Biyo-Beton Nedir?
Romalılar 2000 yıl önce panteonu inşa ettiklerinden beri beton, dünyanın en popüler yapı malzemelerinden biri olmuştur. O zamandan beri, betonu daha dayanıklı ve daha uzun ömürlü hale getirmenin yollarını arıyoruz. Ne kadar iyi karıştırılırsa veya güçlendirilirse beton bir şekilde zarar görür ve çatlar. Bazı koşullar altında bu çatlaklar, suya ve farklı maddelere de maruz kaldıklarından yapısal bozukluklara ve sonunda betonun çökmesine neden olur.
Hollanda’daki Delft Teknoloji Üniversitesi’nde çalışan bir grup bilim insanı, çatlak sorununu kesin çözmek için biyo-beton geliştirdi. Biyo-beton, çatlaklar oluştuğunda kendi kendini iyileştirmek için özel olarak oluşturulmuş bir beton türüdür, yani çatlaklar, inşaat işçilerinin gerektirdiği minimum bakımla kendilerini kapatıp tamir edebilir hale gelir.
Beton Kendini Nasıl İyileştiriyor?
Biyo-beton, normal beton gibi karıştırılır, ancak ek bir bileşeni daha vardır. Bu etken madde, beton ilk karıştırıldığında parçalanmaz, ancak beton çatlar ve su içeri girdiğinde çözülür ve aktif hale gelir. Etken madde, sert ve kuru ortamda hayatta kalmaya uygun, uzman bir bakteri şeklini alır. Hollandalı araştırmacılar için amaç, beton içinde uzun süre hayatta kalabilecek bir bakteri bulmaktı, çünkü etken madde, bir çatlak oluşmadan ve harekete geçmeden önce yıllarca uykuda beklemek zorunda kalacaktı.

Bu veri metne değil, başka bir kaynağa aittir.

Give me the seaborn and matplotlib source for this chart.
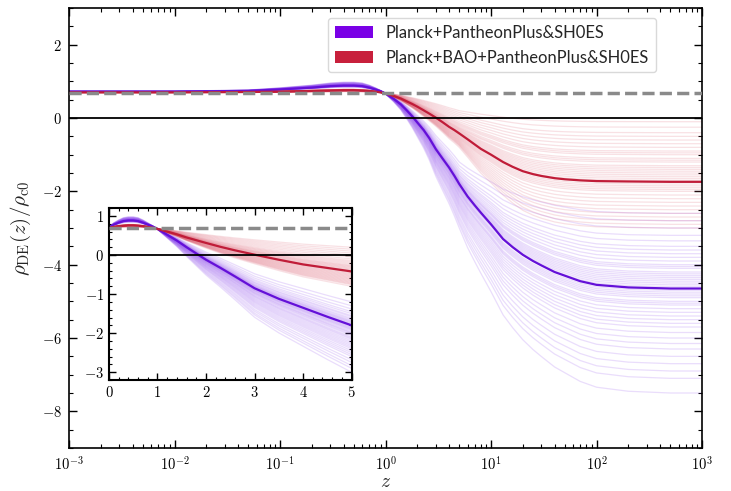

Araştırmacı Profesör Henk Jonkers, basil bakterilerini betonun alkali koşullarında gelişirken, onlarca yıl yiyecek ve oksijen olmadan hayatta kalabilen bakterileri betonda kullanmaya karar verdi. Jonkers daha sonra bakteriler için bir çeşit besin maddesine ihtiyaç duydu, böylece bu bakteriler çatlağı kapatmak için kireçtaşı aktive edip üreteceklerdi. Jonkers bunun için Kalsiyum laktat kullanmaya karar verdi, çünkü bu betonu ve diğer alternatifleri zayıflatmazdı.
Bakteriler ve kalsiyum laktat, biyolojik olarak parçalanabilen plastikten yapılmış kapsüllere yerleştirilir ve daha sonra ıslak beton karışımına eklenir. Sonunda betonda çatlaklar oluşmaya başladığında, su bunlara sızar ve açık kapsüllere girer. Su, bakterilerin filizlenmesine, çoğalmasına ve laktatla beslenmesine neden olur. Bunu yaparken, kalsiyum ile karbonat iyonlarını birleştirerek, çatlakları kapatan kalsit veya kireçtaşı oluştururlar.
Biyo-beton, köprü, tünel ve yol yapımında kullanıldığında, yıllık bakım ücretlerinde milyarlarca dolar tasarruf etme potansiyeline sahiptir. Şu anda Jonkers, büyük ölçekli projelerde kullanılmak üzere malzeme maliyetini düşürmek için çalışıyor. Günümüzde bir metreküp biyo-betonun maliyeti yaklaşık 200 Euro veya yaklaşık 240 Amerikan Dolarıdır. Jonkers, yeni bakteri ve kalsiyum laktat kapsülleme yönteminin, biyo-beton maliyetini yüzde 50’ye kadar azaltacağını ve bu da maddeyi geleneksel betondan yalnızca biraz daha pahalı hale getireceğini umuyor.